What is required ▸ Make an exact copy of all the material below, apart from the pictures.

Collected material ▸
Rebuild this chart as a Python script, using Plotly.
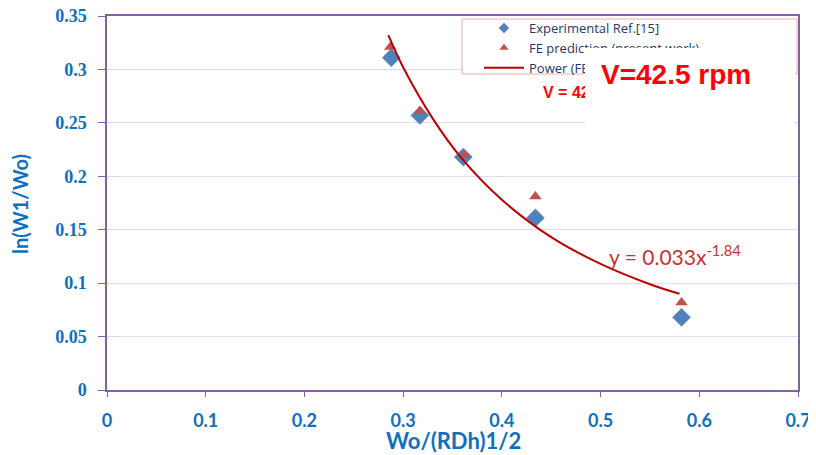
import plotly.graph_objects as go

# Data
exp_x = [0.288, 0.317, 0.361, 0.434, 0.582]
exp_y = [0.311, 0.257, 0.218, 0.161, 0.068]

fe_x = [0.287, 0.317, 0.362, 0.434, 0.582]
fe_y = [0.321, 0.261, 0.220, 0.181, 0.082]

# Power trendline (y = 0.033x^-1.84)
fit_x = [0.285, 0.30, 0.33, 0.36, 0.40, 0.45, 0.50, 0.55, 0.58]
fit_y = [0.332, 0.302, 0.254, 0.216, 0.178, 0.143, 0.118, 0.099, 0.090]

x_ticks = [0, 0.1, 0.2, 0.3, 0.4, 0.5, 0.6, 0.7]
x_tick_text = ["0", "0.1", "0.2", "0.3", "0.4", "0.5", "0.6", "0.7"]
y_ticks = [0, 0.05, 0.1, 0.15, 0.2, 0.25, 0.3, 0.35]
y_tick_text = ["0", "0.05", "0.1", "0.15", "0.2", "0.25", "0.3", "0.35"]

names = ["Experimental Ref.[15]", "FE prediction (present work)",
         "Power (FE prediction (present work))"]

PURPLE = "#8064A2"
GRID = "#E4DAF0"
LABEL = "#0E70BE"
BLUE = "#4F81BD"
RED = "#C0504D"
FIT = "#C00000"

fig = go.Figure()
fig.add_trace(go.Scatter(
    x=exp_x, y=exp_y, mode="markers", name=names[0], showlegend=False,
    marker=dict(symbol="diamond", size=14, color=BLUE,
                line=dict(color="#6A96CC", width=0.5))))
fig.add_trace(go.Scatter(
    x=fe_x, y=fe_y, mode="markers", name=names[1], showlegend=False,
    marker=dict(symbol="triangle-up", size=11, color=RED)))
fig.add_trace(go.Scatter(
    x=fit_x, y=fit_y, mode="lines", name=names[2], showlegend=False,
    line=dict(color=FIT, width=2, shape="spline")))

# legend entries (small symbols as in the reference legend)
fig.add_trace(go.Scatter(x=[None], y=[None], mode="markers", name=names[0],
                         marker=dict(symbol="diamond", size=8, color=BLUE)))
fig.add_trace(go.Scatter(x=[None], y=[None], mode="markers", name=names[1],
                         marker=dict(symbol="triangle-up", size=8, color=RED)))
fig.add_trace(go.Scatter(x=[None], y=[None], mode="lines", name=names[2],
                         line=dict(color=FIT, width=2)))

# page body has an 8px margin
OFF = 8
W, H = 816 - OFF, 455 - OFF
L, T = 107 - OFF, 16 - OFF
R = W - (798 - OFF)
B = H - (390 - OFF)
pw, ph = W - L - R, H - T - B


def px(xr):
    return (xr - OFF - L) / pw


def py(yr):
    return (H - B - (yr - OFF)) / ph


fig.update_layout(
    width=W, height=H,
    margin=dict(l=L, r=R, t=T, b=B, autoexpand=False),
    paper_bgcolor="white", plot_bgcolor="white",
    showlegend=True,
    legend=dict(x=px(479), y=py(13), xanchor="left", yanchor="top",
                bgcolor="rgba(0,0,0,0)", borderwidth=0,
                font=dict(family="Open Sans", size=13, color="#1F3864"),
                itemwidth=40, tracegroupgap=0),
    xaxis=dict(range=[0, 0.7], tickvals=x_ticks, ticktext=x_tick_text,
               showgrid=False, zeroline=False,
               showline=True, linecolor=PURPLE, linewidth=1.5, mirror=True,
               ticks="outside", ticklen=5, tickcolor=PURPLE,
               ticklabelstandoff=9, ticklabeloverflow="allow",
               tickfont=dict(family="Lato", size=18, color=LABEL, weight="bold")),
    yaxis=dict(range=[0, 0.35], tickvals=y_ticks, ticktext=y_tick_text,
               showgrid=True, gridcolor=GRID, gridwidth=1.2, zeroline=False,
               showline=True, linecolor=PURPLE, linewidth=1.5, mirror=True,
               ticks="outside", ticklen=7, tickcolor=PURPLE,
               ticklabelstandoff=8, ticklabeloverflow="allow",
               tickfont=dict(family="Liberation Serif", size=18, color=LABEL, weight="bold")),
    shapes=[dict(type="rect", xref="paper", yref="paper",
                 x0=px(462), x1=px(797), y0=py(74), y1=py(19),
                 fillcolor="white", line=dict(color="#F4AAAA", width=1),
                 layer="above")],
)

annotations = [
    # axis titles
    dict(text="Wo/(RDh)1/2", x=px(454), y=py(440), xref="paper", yref="paper",
         showarrow=False, xanchor="center", yanchor="middle",
         font=dict(family="Lato", size=22, color=LABEL, weight="bold")),
    dict(text="ln(W1/Wo)", x=px(20), y=py(204), xref="paper", yref="paper",
         showarrow=False, xanchor="center", yanchor="middle", textangle=-90,
         font=dict(family="Lato", size=20, color=LABEL, weight="bold")),
    # trendline equation
    dict(text="y = 0.033x<sup>-1.84</sup>", x=px(607), y=py(255), xref="paper", yref="paper",
         showarrow=False, xanchor="left", yanchor="middle",
         font=dict(family="Lato", size=21, color="#C8322E")),
    # partially hidden label
    dict(text="V = 42.5 rpm", x=px(541), y=py(92), xref="paper", yref="paper",
         showarrow=False, xanchor="left", yanchor="middle",
         font=dict(family="Liberation Sans", size=16, color="#FF0000", weight="bold")),
    # white covering box
    dict(text=" ", x=px(585), y=py(48), xref="paper", yref="paper",
         showarrow=False, xanchor="left", yanchor="top", width=210, height=75,
         bgcolor="white", borderpad=0, borderwidth=0),
    dict(text="V=42.5 rpm", x=px(676), y=py(75), xref="paper", yref="paper",
         showarrow=False, xanchor="center", yanchor="middle",
         font=dict(family="Liberation Sans", size=28, color="#FF0000", weight="bold")),
]
fig.update_layout(annotations=annotations)

fig.write_html("out.html")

Result below ▸
Rebuild this chart as a Python script, using Plotly.
import plotly.graph_objects as go

# Data
exp_x = [0.288, 0.317, 0.361, 0.434, 0.582]
exp_y = [0.311, 0.257, 0.218, 0.161, 0.068]

fe_x = [0.287, 0.317, 0.362, 0.434, 0.582]
fe_y = [0.321, 0.261, 0.220, 0.181, 0.082]

# Power trendline (y = 0.033x^-1.84)
fit_x = [0.285, 0.30, 0.33, 0.36, 0.40, 0.45, 0.50, 0.55, 0.58]
fit_y = [0.332, 0.302, 0.254, 0.216, 0.178, 0.143, 0.118, 0.099, 0.090]

x_ticks = [0, 0.1, 0.2, 0.3, 0.4, 0.5, 0.6, 0.7]
x_tick_text = ["0", "0.1", "0.2", "0.3", "0.4", "0.5", "0.6", "0.7"]
y_ticks = [0, 0.05, 0.1, 0.15, 0.2, 0.25, 0.3, 0.35]
y_tick_text = ["0", "0.05", "0.1", "0.15", "0.2", "0.25", "0.3", "0.35"]

names = ["Experimental Ref.[15]", "FE prediction (present work)",
         "Power (FE prediction (present work))"]

PURPLE = "#8064A2"
GRID = "#E4DAF0"
LABEL = "#0E70BE"
BLUE = "#4F81BD"
RED = "#C0504D"
FIT = "#C00000"

fig = go.Figure()
fig.add_trace(go.Scatter(
    x=exp_x, y=exp_y, mode="markers", name=names[0], showlegend=False,
    marker=dict(symbol="diamond", size=14, color=BLUE,
                line=dict(color="#6A96CC", width=0.5))))
fig.add_trace(go.Scatter(
    x=fe_x, y=fe_y, mode="markers", name=names[1], showlegend=False,
    marker=dict(symbol="triangle-up", size=11, color=RED)))
fig.add_trace(go.Scatter(
    x=fit_x, y=fit_y, mode="lines", name=names[2], showlegend=False,
    line=dict(color=FIT, width=2, shape="spline")))

# legend entries (small symbols as in the reference legend)
fig.add_trace(go.Scatter(x=[None], y=[None], mode="markers", name=names[0],
                         marker=dict(symbol="diamond", size=8, color=BLUE)))
fig.add_trace(go.Scatter(x=[None], y=[None], mode="markers", name=names[1],
                         marker=dict(symbol="triangle-up", size=8, color=RED)))
fig.add_trace(go.Scatter(x=[None], y=[None], mode="lines", name=names[2],
                         line=dict(color=FIT, width=2)))

# page body has an 8px margin
OFF = 8
W, H = 816 - OFF, 455 - OFF
L, T = 107 - OFF, 16 - OFF
R = W - (798 - OFF)
B = H - (390 - OFF)
pw, ph = W - L - R, H - T - B


def px(xr):
    return (xr - OFF - L) / pw


def py(yr):
    return (H - B - (yr - OFF)) / ph


fig.update_layout(
    width=W, height=H,
    margin=dict(l=L, r=R, t=T, b=B, autoexpand=False),
    paper_bgcolor="white", plot_bgcolor="white",
    showlegend=True,
    legend=dict(x=px(479), y=py(13), xanchor="left", yanchor="top",
                bgcolor="rgba(0,0,0,0)", borderwidth=0,
                font=dict(family="Open Sans", size=13, color="#1F3864"),
                itemwidth=40, tracegroupgap=0),
    xaxis=dict(range=[0, 0.7], tickvals=x_ticks, ticktext=x_tick_text,
               showgrid=False, zeroline=False,
               showline=True, linecolor=PURPLE, linewidth=1.5, mirror=True,
               ticks="outside", ticklen=5, tickcolor=PURPLE,
               ticklabelstandoff=9, ticklabeloverflow="allow",
               tickfont=dict(family="Lato", size=18, color=LABEL, weight="bold")),
    yaxis=dict(range=[0, 0.35], tickvals=y_ticks, ticktext=y_tick_text,
               showgrid=True, gridcolor=GRID, gridwidth=1.2, zeroline=False,
               showline=True, linecolor=PURPLE, linewidth=1.5, mirror=True,
               ticks="outside", ticklen=7, tickcolor=PURPLE,
               ticklabelstandoff=8, ticklabeloverflow="allow",
               tickfont=dict(family="Liberation Serif", size=18, color=LABEL, weight="bold")),
    shapes=[dict(type="rect", xref="paper", yref="paper",
                 x0=px(462), x1=px(797), y0=py(74), y1=py(19),
                 fillcolor="white", line=dict(color="#F4AAAA", width=1),
                 layer="above")],
)

annotations = [
    # axis titles
    dict(text="Wo/(RDh)1/2", x=px(454), y=py(440), xref="paper", yref="paper",
         showarrow=False, xanchor="center", yanchor="middle",
         font=dict(family="Lato", size=22, color=LABEL, weight="bold")),
    dict(text="ln(W1/Wo)", x=px(20), y=py(204), xref="paper", yref="paper",
         showarrow=False, xanchor="center", yanchor="middle", textangle=-90,
         font=dict(family="Lato", size=20, color=LABEL, weight="bold")),
    # trendline equation
    dict(text="y = 0.033x<sup>-1.84</sup>", x=px(607), y=py(255), xref="paper", yref="paper",
         showarrow=False, xanchor="left", yanchor="middle",
         font=dict(family="Lato", size=21, color="#C8322E")),
    # partially hidden label
    dict(text="V = 42.5 rpm", x=px(541), y=py(92), xref="paper", yref="paper",
         showarrow=False, xanchor="left", yanchor="middle",
         font=dict(family="Liberation Sans", size=16, color="#FF0000", weight="bold")),
    # white covering box
    dict(text=" ", x=px(585), y=py(48), xref="paper", yref="paper",
         showarrow=False, xanchor="left", yanchor="top", width=210, height=75,
         bgcolor="white", borderpad=0, borderwidth=0),
    dict(text="V=42.5 rpm", x=px(676), y=py(75), xref="paper", yref="paper",
         showarrow=False, xanchor="center", yanchor="middle",
         font=dict(family="Liberation Sans", size=28, color="#FF0000", weight="bold")),
]
fig.update_layout(annotations=annotations)

fig.write_html("out.html")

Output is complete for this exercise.